Provided data:
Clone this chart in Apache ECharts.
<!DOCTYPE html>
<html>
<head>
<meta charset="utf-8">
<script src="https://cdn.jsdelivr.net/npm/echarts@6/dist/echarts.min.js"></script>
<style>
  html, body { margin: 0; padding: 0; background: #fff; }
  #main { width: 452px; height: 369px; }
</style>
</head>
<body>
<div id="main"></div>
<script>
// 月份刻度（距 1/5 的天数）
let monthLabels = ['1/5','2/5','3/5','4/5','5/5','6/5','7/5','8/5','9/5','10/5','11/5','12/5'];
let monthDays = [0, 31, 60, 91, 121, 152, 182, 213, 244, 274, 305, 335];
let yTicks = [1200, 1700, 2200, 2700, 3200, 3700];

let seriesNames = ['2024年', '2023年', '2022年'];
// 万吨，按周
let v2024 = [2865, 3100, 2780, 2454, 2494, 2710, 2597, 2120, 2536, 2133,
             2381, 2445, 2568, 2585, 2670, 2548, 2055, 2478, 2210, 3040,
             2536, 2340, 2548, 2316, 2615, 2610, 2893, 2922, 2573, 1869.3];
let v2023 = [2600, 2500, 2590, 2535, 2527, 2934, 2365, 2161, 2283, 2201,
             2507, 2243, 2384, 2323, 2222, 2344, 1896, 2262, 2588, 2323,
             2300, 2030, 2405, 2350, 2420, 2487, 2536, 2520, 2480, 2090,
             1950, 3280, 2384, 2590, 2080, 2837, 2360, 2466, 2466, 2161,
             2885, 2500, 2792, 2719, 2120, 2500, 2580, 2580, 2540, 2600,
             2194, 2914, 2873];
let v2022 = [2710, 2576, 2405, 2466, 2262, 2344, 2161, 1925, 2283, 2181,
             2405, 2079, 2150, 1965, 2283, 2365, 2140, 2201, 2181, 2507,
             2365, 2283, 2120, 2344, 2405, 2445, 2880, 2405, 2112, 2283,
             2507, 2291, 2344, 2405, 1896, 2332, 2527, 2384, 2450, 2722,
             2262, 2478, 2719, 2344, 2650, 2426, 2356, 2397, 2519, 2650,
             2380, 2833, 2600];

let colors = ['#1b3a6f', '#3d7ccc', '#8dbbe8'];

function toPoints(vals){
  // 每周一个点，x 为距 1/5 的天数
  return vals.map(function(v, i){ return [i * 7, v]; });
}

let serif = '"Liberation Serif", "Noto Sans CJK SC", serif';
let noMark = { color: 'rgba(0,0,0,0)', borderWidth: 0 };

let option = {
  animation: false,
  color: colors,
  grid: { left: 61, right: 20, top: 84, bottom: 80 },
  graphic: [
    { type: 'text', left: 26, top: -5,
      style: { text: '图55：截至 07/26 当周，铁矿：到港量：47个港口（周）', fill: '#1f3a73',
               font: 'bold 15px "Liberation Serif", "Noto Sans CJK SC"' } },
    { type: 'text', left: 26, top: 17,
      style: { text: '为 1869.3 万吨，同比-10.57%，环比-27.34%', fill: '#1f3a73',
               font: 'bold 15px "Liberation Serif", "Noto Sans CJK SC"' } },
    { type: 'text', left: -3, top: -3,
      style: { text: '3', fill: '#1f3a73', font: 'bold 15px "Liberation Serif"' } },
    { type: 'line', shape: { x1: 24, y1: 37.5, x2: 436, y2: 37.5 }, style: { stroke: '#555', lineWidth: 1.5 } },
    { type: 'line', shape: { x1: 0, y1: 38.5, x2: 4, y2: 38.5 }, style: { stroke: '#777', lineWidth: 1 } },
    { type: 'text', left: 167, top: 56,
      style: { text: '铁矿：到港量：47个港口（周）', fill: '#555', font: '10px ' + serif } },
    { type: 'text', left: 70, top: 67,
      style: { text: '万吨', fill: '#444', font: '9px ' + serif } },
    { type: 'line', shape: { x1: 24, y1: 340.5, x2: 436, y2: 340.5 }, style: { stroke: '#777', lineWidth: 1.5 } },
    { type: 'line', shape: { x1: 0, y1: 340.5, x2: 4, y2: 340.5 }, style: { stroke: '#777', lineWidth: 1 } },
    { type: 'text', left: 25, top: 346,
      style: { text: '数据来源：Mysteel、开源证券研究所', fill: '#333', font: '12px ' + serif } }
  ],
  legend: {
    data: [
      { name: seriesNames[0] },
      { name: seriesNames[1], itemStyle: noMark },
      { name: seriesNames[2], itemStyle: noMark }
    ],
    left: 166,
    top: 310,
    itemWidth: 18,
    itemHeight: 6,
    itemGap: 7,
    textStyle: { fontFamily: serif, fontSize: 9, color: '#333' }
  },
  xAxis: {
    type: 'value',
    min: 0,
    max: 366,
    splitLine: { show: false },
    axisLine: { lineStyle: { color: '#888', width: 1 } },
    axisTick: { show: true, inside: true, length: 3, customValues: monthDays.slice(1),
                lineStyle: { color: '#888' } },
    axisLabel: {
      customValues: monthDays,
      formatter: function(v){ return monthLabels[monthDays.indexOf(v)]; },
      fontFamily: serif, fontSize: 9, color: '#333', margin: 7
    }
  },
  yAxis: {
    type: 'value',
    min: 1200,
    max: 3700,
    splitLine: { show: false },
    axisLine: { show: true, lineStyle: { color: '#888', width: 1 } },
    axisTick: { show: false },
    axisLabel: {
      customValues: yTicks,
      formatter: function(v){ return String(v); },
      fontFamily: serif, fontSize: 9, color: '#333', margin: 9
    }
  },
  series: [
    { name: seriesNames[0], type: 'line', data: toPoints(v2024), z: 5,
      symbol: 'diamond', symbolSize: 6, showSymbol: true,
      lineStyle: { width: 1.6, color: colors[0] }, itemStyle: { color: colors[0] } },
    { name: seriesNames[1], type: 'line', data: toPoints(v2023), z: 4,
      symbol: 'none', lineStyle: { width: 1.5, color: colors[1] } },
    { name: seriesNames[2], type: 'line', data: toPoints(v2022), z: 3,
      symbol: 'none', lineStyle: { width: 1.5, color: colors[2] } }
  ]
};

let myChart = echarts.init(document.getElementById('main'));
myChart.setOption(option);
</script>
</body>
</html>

What you are asked to do:
Quote the data above verbatim from its first line to the line that includes "color: 'rgba(0,0,0,0)', borderWidth: 0", with both boundary lines retained.

Exercise result:
Clone this chart in Apache ECharts.
<!DOCTYPE html>
<html>
<head>
<meta charset="utf-8">
<script src="https://cdn.jsdelivr.net/npm/echarts@6/dist/echarts.min.js"></script>
<style>
  html, body { margin: 0; padding: 0; background: #fff; }
  #main { width: 452px; height: 369px; }
</style>
</head>
<body>
<div id="main"></div>
<script>
// 月份刻度（距 1/5 的天数）
let monthLabels = ['1/5','2/5','3/5','4/5','5/5','6/5','7/5','8/5','9/5','10/5','11/5','12/5'];
let monthDays = [0, 31, 60, 91, 121, 152, 182, 213, 244, 274, 305, 335];
let yTicks = [1200, 1700, 2200, 2700, 3200, 3700];

let seriesNames = ['2024年', '2023年', '2022年'];
// 万吨，按周
let v2024 = [2865, 3100, 2780, 2454, 2494, 2710, 2597, 2120, 2536, 2133,
             2381, 2445, 2568, 2585, 2670, 2548, 2055, 2478, 2210, 3040,
             2536, 2340, 2548, 2316, 2615, 2610, 2893, 2922, 2573, 1869.3];
let v2023 = [2600, 2500, 2590, 2535, 2527, 2934, 2365, 2161, 2283, 2201,
             2507, 2243, 2384, 2323, 2222, 2344, 1896, 2262, 2588, 2323,
             2300, 2030, 2405, 2350, 2420, 2487, 2536, 2520, 2480, 2090,
             1950, 3280, 2384, 2590, 2080, 2837, 2360, 2466, 2466, 2161,
             2885, 2500, 2792, 2719, 2120, 2500, 2580, 2580, 2540, 2600,
             2194, 2914, 2873];
let v2022 = [2710, 2576, 2405, 2466, 2262, 2344, 2161, 1925, 2283, 2181,
             2405, 2079, 2150, 1965, 2283, 2365, 2140, 2201, 2181, 2507,
             2365, 2283, 2120, 2344, 2405, 2445, 2880, 2405, 2112, 2283,
             2507, 2291, 2344, 2405, 1896, 2332, 2527, 2384, 2450, 2722,
             2262, 2478, 2719, 2344, 2650, 2426, 2356, 2397, 2519, 2650,
             2380, 2833, 2600];

let colors = ['#1b3a6f', '#3d7ccc', '#8dbbe8'];

function toPoints(vals){
  // 每周一个点，x 为距 1/5 的天数
  return vals.map(function(v, i){ return [i * 7, v]; });
}

let serif = '"Liberation Serif", "Noto Sans CJK SC", serif';
let noMark = { color: 'rgba(0,0,0,0)', borderWidth: 0 };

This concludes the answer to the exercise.